++++ Information shown ++++

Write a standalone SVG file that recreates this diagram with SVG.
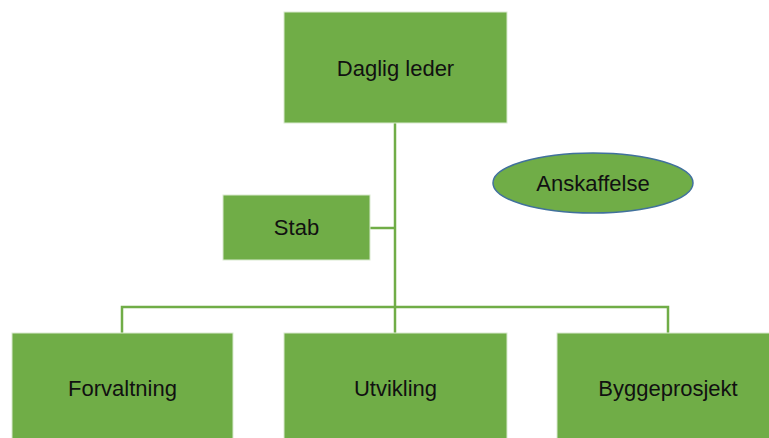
<svg xmlns="http://www.w3.org/2000/svg" width="769" height="438" viewBox="0 0 769 438">
<style>
.box{fill:#70AD47;stroke:#D9EAD0;stroke-width:1}
.ell{fill:#70AD47;stroke:#41719C;stroke-width:1.5}
.lbl{font-family:"Liberation Sans",Arial,sans-serif;font-size:22px;fill:#111;text-anchor:middle;dominant-baseline:central}
.con{fill:none;stroke:#70AD47;stroke-width:2.5}
</style>
<rect width="769" height="438" fill="#fff"/>
<g id="connectors">
<line class="con" x1="395" y1="123" x2="395" y2="333"/>
<line class="con" x1="370" y1="228" x2="395" y2="228"/>
<polyline class="con" points="122,333 122,307 668,307 668,333"/>
</g>
<g id="daglig-leder"><rect class="box" x="284" y="12" width="223" height="111"/><text class="lbl" x="395.5" y="68">Daglig leder</text></g>
<g id="stab"><rect class="box" x="223" y="195" width="147" height="65"/><text class="lbl" x="296.5" y="227">Stab</text></g>
<g id="anskaffelse"><ellipse class="ell" cx="593" cy="183" rx="100" ry="30"/><text class="lbl" x="593" y="183">Anskaffelse</text></g>
<g id="forvaltning"><rect class="box" x="12" y="333" width="221" height="110"/><text class="lbl" x="122.5" y="388">Forvaltning</text></g>
<g id="utvikling"><rect class="box" x="284" y="333" width="223" height="110"/><text class="lbl" x="395.5" y="388">Utvikling</text></g>
<g id="byggeprosjekt"><rect class="box" x="557" y="333" width="223" height="110"/><text class="lbl" x="668" y="388">Byggeprosjekt</text></g>
</svg>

++++

◆ Goal ◆
Repeat the material above verbatim. Leave the pictures behind.

◆ Exercise solution ◆
Write a standalone SVG file that recreates this diagram with SVG.
<svg xmlns="http://www.w3.org/2000/svg" width="769" height="438" viewBox="0 0 769 438">
<style>
.box{fill:#70AD47;stroke:#D9EAD0;stroke-width:1}
.ell{fill:#70AD47;stroke:#41719C;stroke-width:1.5}
.lbl{font-family:"Liberation Sans",Arial,sans-serif;font-size:22px;fill:#111;text-anchor:middle;dominant-baseline:central}
.con{fill:none;stroke:#70AD47;stroke-width:2.5}
</style>
<rect width="769" height="438" fill="#fff"/>
<g id="connectors">
<line class="con" x1="395" y1="123" x2="395" y2="333"/>
<line class="con" x1="370" y1="228" x2="395" y2="228"/>
<polyline class="con" points="122,333 122,307 668,307 668,333"/>
</g>
<g id="daglig-leder"><rect class="box" x="284" y="12" width="223" height="111"/><text class="lbl" x="395.5" y="68">Daglig leder</text></g>
<g id="stab"><rect class="box" x="223" y="195" width="147" height="65"/><text class="lbl" x="296.5" y="227">Stab</text></g>
<g id="anskaffelse"><ellipse class="ell" cx="593" cy="183" rx="100" ry="30"/><text class="lbl" x="593" y="183">Anskaffelse</text></g>
<g id="forvaltning"><rect class="box" x="12" y="333" width="221" height="110"/><text class="lbl" x="122.5" y="388">Forvaltning</text></g>
<g id="utvikling"><rect class="box" x="284" y="333" width="223" height="110"/><text class="lbl" x="395.5" y="388">Utvikling</text></g>
<g id="byggeprosjekt"><rect class="box" x="557" y="333" width="223" height="110"/><text class="lbl" x="668" y="388">Byggeprosjekt</text></g>
</svg>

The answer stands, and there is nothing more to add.